• [Dataset content]:
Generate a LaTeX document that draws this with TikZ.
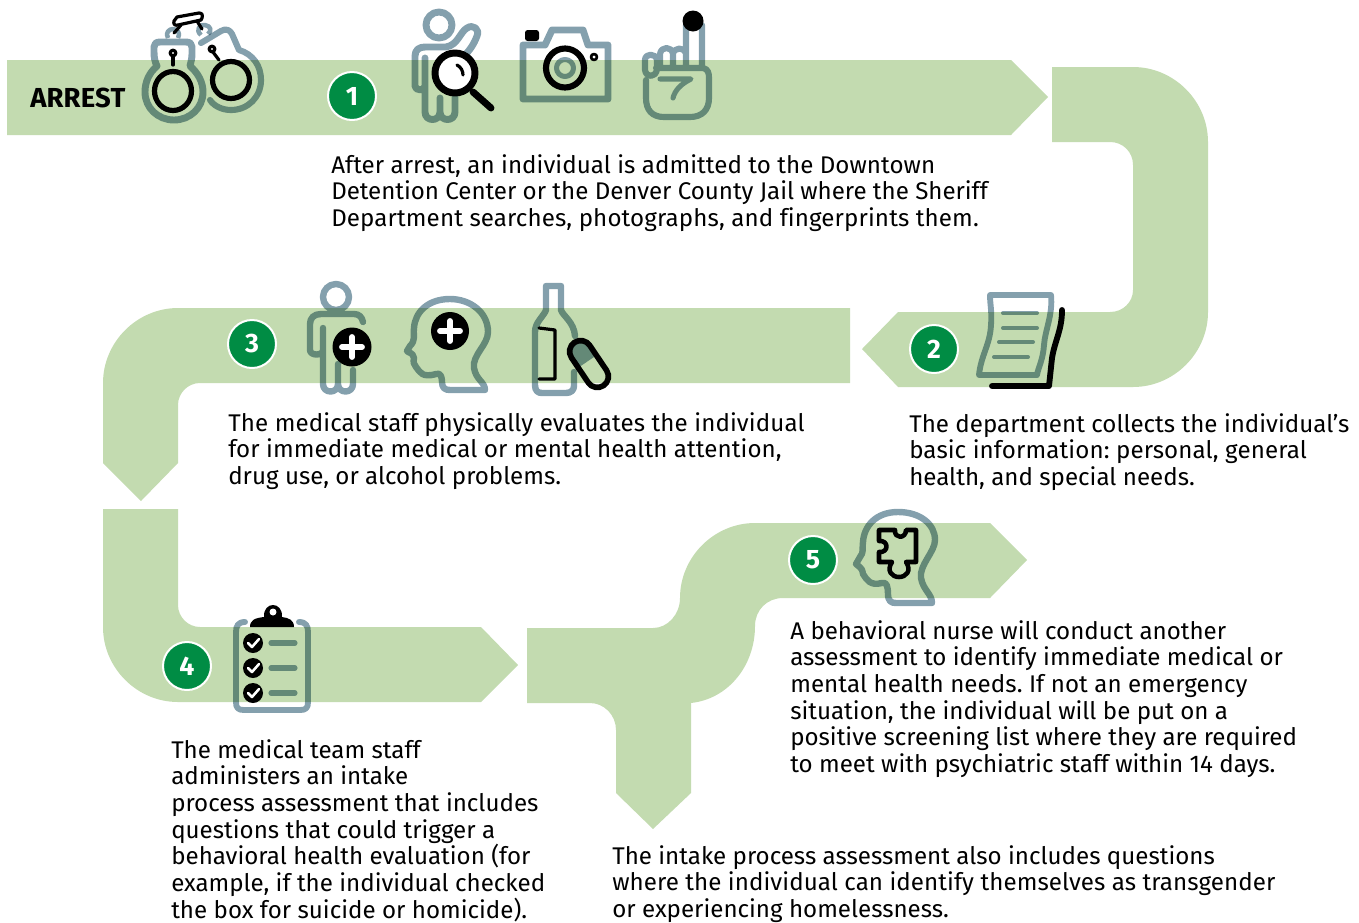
\documentclass[tikz,border=0pt]{standalone}
\usepackage{fontspec}
\setmainfont{Fira Sans}[Ligatures=NoCommon]
\definecolor{band}{HTML}{C3DBB0}
\definecolor{gicon}{HTML}{84A0AD}
\definecolor{gbadge}{HTML}{008C44}
\newcommand{\lsp}[2]{{\addfontfeature{LetterSpace=#1}#2}}
\frenchspacing
\tikzset{
 x=0.75pt,y=-0.75pt,
 bandshape/.style={fill=band,draw=none},
 gi/.style={draw=gicon,line width=5.2pt,line cap=round,line join=round,fill=none},
 gl/.style={draw=gicon,line width=3.4pt,line cap=round,line join=round,fill=none},
 bk/.style={draw=black,line width=4pt,line cap=round,line join=round,fill=none},
 bkt/.style={draw=black,line width=2.4pt,line cap=round,line join=round,fill=none},
 badge/.style={circle,fill=gbadge,draw=white,line width=1.5pt,minimum size=36pt,inner sep=0pt,text=white,font=\fontsize{20pt}{20pt}\selectfont\bfseries},
 para/.style={anchor=north west,inner sep=0pt,align=left,font=\fontsize{18.1pt}{20pt}\selectfont\frenchspacing},
 mult/.style={blend mode=multiply},
 plus/.style={draw=white,line width=4.4pt,line cap=round},
}
\begin{document}
\begin{tikzpicture}
\useasboundingbox (0,0) rectangle (1359,922);
% bands
\fill[bandshape] (7,60) -- (1011,60) -- (1048,97) -- (1011,135) -- (7,135) -- cycle;
\fill[bandshape] (1052,67) -- (1133,67) .. controls (1174,67) and (1208,101) .. (1208,142) -- (1208,312) .. controls (1208,353) and (1174,387) .. (1133,387) -- (898,387) -- (862,349) -- (898,312) -- (1110,312) .. controls (1123,312) and (1133,302) .. (1133,290) -- (1133,165) .. controls (1133,152) and (1123,142) .. (1110,142) -- (1052,142) -- cycle;
\fill[bandshape] (850,308) -- (178,308) .. controls (137,308) and (103,342) .. (103,383) -- (103,463) -- (141,501) -- (178,463) -- (178,405) .. controls (178,393) and (188,383) .. (200,383) -- (850,383) -- cycle;
\fill[bandshape] (103,509) -- (178,509) -- (178,605) .. controls (178,617) and (188,627) .. (200,627) -- (481,627) -- (518,665) -- (481,702) -- (178,702) .. controls (137,702) and (103,668) .. (103,627) -- cycle;
\fill[bandshape] (527,628) -- (653,628) .. controls (668,628) and (680,614) .. (680,598) .. controls (680,557) and (714,523) .. (755,523) -- (990,523) -- (1027,560) -- (990,598) -- (783,598) .. controls (767,598) and (755,610) .. (755,626) .. controls (755,666) and (728,699) .. (691,703) -- (691,793) -- (653,829) -- (616,793) -- (616,730) .. controls (616,715) and (604,703) .. (590,703) -- (527,703) -- cycle;
% badges
\node[badge] (b1) at (352,96) {1};
\node[badge] (b2) at (934,349) {2};
\node[badge] (b3) at (252,344) {3};
\node[badge] (b4) at (187,666) {4};
\node[badge] (b5) at (813,560) {5};
% arrest
\node[anchor=base west,inner sep=0pt,font=\fontsize{20.6pt}{20pt}\selectfont\bfseries] (arrest) at (30,107) {\lsp{0.6}{ARREST}};
% handcuffs
\begin{scope}[mult]
\draw[gi] (157,66) .. controls (155,62) and (154,58) .. (154,52) -- (154,47) .. controls (154,44) and (156,42) .. (160,42) -- (186,42) .. controls (190,42) and (192,44) .. (192,47) -- (192,54) .. controls (192,58) and (191,62) .. (190,66) .. controls (198,73) and (203,82) .. (203,92) .. controls (203,108) and (190,120) .. (174,120) .. controls (158,120) and (145,108) .. (145,92) .. controls (145,82) and (149,73) .. (157,66) -- cycle;
\draw[gi,line width=4.6pt] (201,43) -- (221,31) .. controls (226,28) and (230,30) .. (232,34) -- (239,50) .. controls (253,54) and (261,66) .. (261,80) .. controls (261,97) and (248,110) .. (231,110) .. controls (222,110) and (214,106) .. (210,100);
\draw[gi,line width=3.4pt,line cap=butt] (168,38) .. controls (165,33) and (169,29) .. (173,29) .. controls (177,29) and (181,33) .. (178,38);
\draw[gi,line width=3.4pt,line cap=butt] (201,35) .. controls (195,30) and (200,24) .. (205,25) .. controls (211,26) and (212,31) .. (208,34);
\end{scope}
\draw[bk,line width=3.9pt] (173,91) ellipse (18.5 and 19.5);
\draw[bk,line width=3.9pt] (231,80) ellipse (18.5 and 18.5);
\draw[bkt] (173,56) -- (173,65);
\draw[bkt,fill=white] (173,53) circle (2.8);
\draw[bkt] (213,52) -- (219,60);
\draw[bkt,fill=white] (212,49) circle (2.8);
\draw[bkt] (177,17) -- (199,13) .. controls (202,13) and (203,15) .. (202,18) -- (201,20) -- (178,25) .. controls (175,26) and (173,24) .. (174,21) -- cycle;
\draw[bkt] (181,25) -- (174,33);
\draw[bkt] (197,21) -- (202,29);
% person with lens
\begin{scope}[mult]
\draw[gi] (439,25) circle (13)
 (464,56) .. controls (470,50) and (474,44) .. (477,36) .. controls (480,29) and (473,24) .. (467,28) .. controls (460,32) and (458,45) .. (446,47) -- (425,47) .. controls (419,47) and (415,50) .. (415,56) -- (415,86) .. controls (415,91) and (425,91) .. (425,86) -- (425,58)
 (425,86) -- (425,112) .. controls (425,122) and (440,122) .. (440,112) -- (440,98)
 (440,112) .. controls (440,122) and (455,122) .. (455,112) -- (455,97);
\end{scope}
\draw[draw=black,fill=white,line width=5.2pt] (455,73) circle (20);
\draw[draw=black,line width=5.2pt,line cap=round] (473,92) -- (491,108);
\draw[bkt] (457,65) .. controls (461,67) and (463,71) .. (463,75);
% camera
\begin{scope}[mult]
\draw[gi] (523,45) -- (545,45) -- (552,30) -- (583,30) -- (588,45) -- (608,45) -- (608,99) -- (523,99) -- cycle;
\draw[gi,line width=3.8pt] (565,68) ellipse (8.5 and 8.5);
\end{scope}
\draw[draw=black,line width=4.6pt] (565,68) ellipse (19 and 19.5);
\draw[bkt,line width=2pt] (594,57) circle (3);
\fill[black,rounded corners=2pt] (525,30) rectangle (539,41);
% hand
\begin{scope}[mult]
\draw[gi,line width=4.6pt] (686,66) -- (686,25) (702,66) -- (702,25)
 (656,68) -- (703,68) .. controls (708,69) and (709,73) .. (709,78) -- (709,98) .. controls (709,110) and (702,117) .. (690,117) -- (664,117) .. controls (652,117) and (646,110) .. (646,98) -- (646,80)
 (657,69) -- (657,60) .. controls (656,53) and (645,53) .. (645,60) -- (645,70) .. controls (646,78) and (656,78) .. (657,69)
 (660,66) -- (660,54) .. controls (661,46) and (672,46) .. (673,54) -- (673,66)
 (673,54) .. controls (674,47) and (684,47) .. (686,53);
\draw[gi,line width=3.8pt] (660,79) -- (691,79) .. controls (681,84) and (675,90) .. (673,98);
\end{scope}
\fill[black] (693,21) circle (10.5);
% doc
\begin{scope}[mult]
\draw[gi,line width=4.4pt] (990,295) -- (1051,295) .. controls (1053,315) and (1045,330) .. (1044,345) .. controls (1043,360) and (1038,368) .. (1037,375) -- (979,375) .. controls (981,355) and (990,345) .. (991,325) .. controls (992,310) and (990,305) .. (990,295) -- cycle;
\draw[gl,line width=3pt] (1003,313) -- (1037,313);
\draw[gl,line width=3pt] (1003,328) -- (1037,328);
\draw[gl,line width=3pt] (999,342) -- (1033,342);
\draw[gl,line width=3pt] (994,357) -- (1028,357);
\end{scope}
\draw[bk,line width=4.4pt] (1062,310) .. controls (1062,330) and (1055,340) .. (1052,358) -- (1049,386) -- (992,386);
% person plus
\begin{scope}[mult]
\draw[gi,line width=4.8pt] (336,297) circle (13)
 (363,322) .. controls (362,317) and (359,314) .. (354,314) -- (321,314) .. controls (314,314) and (310,318) .. (310,324) -- (310,350) .. controls (310,356) and (323,356) .. (323,350) -- (323,328)
 (323,350) -- (323,384) .. controls (323,394) and (338,394) .. (338,384) -- (338,364)
 (338,384) .. controls (338,394) and (353,394) .. (353,384) -- (353,370);
\end{scope}
\fill[black] (352,347) circle (19.5);
\draw[plus] (342,347) -- (362,347) (352,337) -- (352,357);
% head plus
\begin{scope}[mult]
\draw[gi,line width=4.8pt] (416,367) .. controls (420,372) and (422,378) .. (436,374) .. controls (441,372) and (442,378) .. (442,382) .. controls (442,388) and (445,390) .. (450,390) -- (485,390) .. controls (485,382) and (476,380) .. (474,368) .. controls (472,355) and (488,345) .. (488,332) .. controls (488,312) and (470,299) .. (450,299) .. controls (428,299) and (415,312) .. (414,328) .. controls (413,336) and (416,340) .. (410,346) -- (407,351) .. controls (408,353) and (413,352) .. (414,358) .. controls (413,362) and (414,365) .. (416,367) -- cycle;
\end{scope}
\fill[black] (450,331) circle (19);
\draw[plus] (440,331) -- (460,331) (450,321) -- (450,341);
% bottle
\begin{scope}[mult]
\draw[gi,line width=4.8pt] (575,336) .. controls (574,322) and (563,316) .. (561,310) -- (561,286) -- (546,286) -- (546,310) .. controls (544,316) and (535,322) .. (535,332) -- (535,385) .. controls (535,391) and (538,393) .. (542,393) -- (566,393) .. controls (571,393) and (574,390) .. (574,386) -- (574,372);
\end{scope}
\draw[bkt] (539,328) -- (555,330) -- (555,379) -- (539,379);
% pill
\begin{scope}[shift={(589,364)},rotate=34]
\begin{scope}
\clip[rounded corners=10pt] (-13,-27) rectangle (13,27);
\fill[gicon,mult] (-13,-27) rectangle (13,-3);
\end{scope}
\draw[draw=black,line width=4.2pt,rounded corners=8.2pt] (-11,-26) rectangle (11,26);
\end{scope}
% clipboard
\begin{scope}[mult]
\draw[gi,line width=4.4pt] (245,622) .. controls (238,622) and (236,626) .. (236,632) -- (236,702) .. controls (236,708) and (238,710) .. (244,710) -- (300,710) .. controls (306,710) and (308,708) .. (308,702) -- (308,632) .. controls (308,626) and (306,622) .. (299,622);
\draw[gi,line width=3.8pt] (271,643) -- (295,643) (271,668) -- (295,668) (271,693) -- (295,693);
\end{scope}
\fill[black] (250,627) .. controls (250,620) and (255,618) .. (264,617) .. controls (263,601) and (283,601) .. (282,617) .. controls (289,618) and (294,620) .. (294,627) -- cycle;
\fill[white] (273,612) circle (3.5);
\foreach \yy in {643,668,693}{
 \fill[black] (253,\yy) circle (10);
 \draw[draw=white,line width=1.9pt,line cap=round,line join=round] (248,\yy) -- (252,\yy+4) -- (259,\yy-4);
}
% head puzzle
\begin{scope}[mult]
\draw[gi,line width=4.8pt] (863,574) .. controls (867,580) and (870,586) .. (882,583) .. controls (887,581) and (888,588) .. (888,594) .. controls (888,601) and (891,603) .. (896,603) -- (932,603) .. controls (932,594) and (923,590) .. (921,578) .. controls (919,565) and (935,552) .. (935,540) .. controls (935,524) and (920,512) .. (898,512) .. controls (876,512) and (864,526) .. (863,542) .. controls (862,550) and (864,552) .. (860,557) -- (856,564) .. controls (858,567) and (862,566) .. (863,574) -- cycle;
\end{scope}
\draw[draw=black,line width=3.4pt,line join=round] (879,530) -- (895,530) .. controls (894,539) and (906,539) .. (906,530) -- (916,530) -- (916,562) -- (906,562) .. controls (912,571) and (906,577) .. (899,577) .. controls (892,577) and (886,571) .. (892,562) -- (879,562) -- (879,552) .. controls (889,553) and (889,540) .. (879,541) -- cycle;
% texts
\node[para] (t1) at (331,154) {\lsp{0.2}{After arrest, an individual is admitted to the Downtown}\\\lsp{-0.15}{Detention Center or the Denver County Jail where the Sheriff}\\\lsp{0.5}{Department searches, photographs, and fingerprints them.}};
\node[para] (t2) at (909,413) {The department collects the individual’s\\\lsp{0.45}{basic information: personal, general}\\health, and special needs.};
\node[para] (t3) at (228,412) {\lsp{0.45}{The medical staff physically evaluates the individual}\\\lsp{0.35}{for immediate medical or mental health attention,}\\drug use, or alcohol problems.};
\node[para] (t4) at (171,739) {The medical team staff\\administers an intake\\process assessment that includes\\questions that could trigger a\\behavioral health evaluation (for\\example, if the individual checked\\the box for suicide or homicide).};
\node[para] (t5) at (790,620) {A behavioral nurse will conduct another\\assessment to identify immediate medical or\\\lsp{0.3}{mental health needs. If not an emergency}\\situation, the individual will be put on a\\positive screening list where they are required\\to meet with psychiatric staff within 14 days.};
\node[para] (t6) at (612,845) {The intake process assessment also includes questions\\\lsp{0.3}{where the individual can identify themselves as transgender}\\or experiencing homelessness.};
\end{tikzpicture}
\end{document}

• [Work to do]: Copy each line above containing the string "that".

• [Correct result]:
Generate a LaTeX document that draws this with TikZ.
\node[para] (t4) at (171,739) {The medical team staff\\administers an intake\\process assessment that includes\\questions that could trigger a\\behavioral health evaluation (for\\example, if the individual checked\\the box for suicide or homicide).};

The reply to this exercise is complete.